This week will be an introduction to Feature Hashing and Locality Sensitive Hashing (LSH). Watch my video here about feature hashing and locality sensitive hashing.
Watch my lecture here: https://youtu.be/_1XQFIa15lM
After this week, you are supposed to know:
- What feature learning and locality sensitive hashing is
- How to implement and use feature hashing and locality sensitive hashing
- Use cases for feature hashing and locality sensitive hashing
Download all the following files: https://github.com/fergiemcdowall/reuters-21578-json/tree/master/data/full
Load them into Python. Remove all articles that do not have at least one topic and a body. This should give you 10377 articles remaining.
Make a bag-of-words encoding of the body of the articles. Remember to lower-case all words. This should result in a matrix, with one row for each article (which has a topic) and one column for each unique word in those articles.
How many features/columns do you get in your term/document matrix from your bag-of-words encoding? One solution (mine) gives a matrix of size 10377 x 70794 (this is without removing punctuation).
Train a random forest classifier to predict if an article has the topic ‘earn’ or not from the body-text (encoded using bag-of-words). Use 80% of the data for training data and 20% for test data. Use 50 trees (n_estimators) in your classifier.
How does the classifier perform (how large a fraction of the documents in the test set are classified correctly)?
Now implement feature hashing and use 1000 buckets instead of the raw bag-of-words encoding.
How does this affect your classifier performance?

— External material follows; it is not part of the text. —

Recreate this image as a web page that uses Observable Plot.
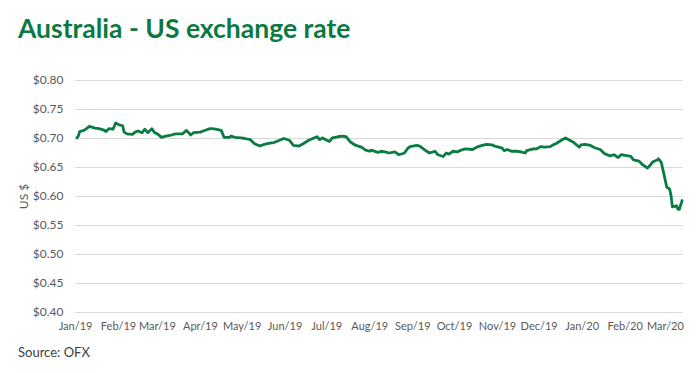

Implement your own MinHash algorithm.
Using the same dataset as before, hash the body of some of the articles (encoded using bag of words) using MinHash – to get the code to run faster, work with just 100 articles to begin with.
Try with different number of hash functions/permutations (for example 3, 5, 10).
Look at which documents end up in the same buckets. Do they look similar? Do they share the same topics?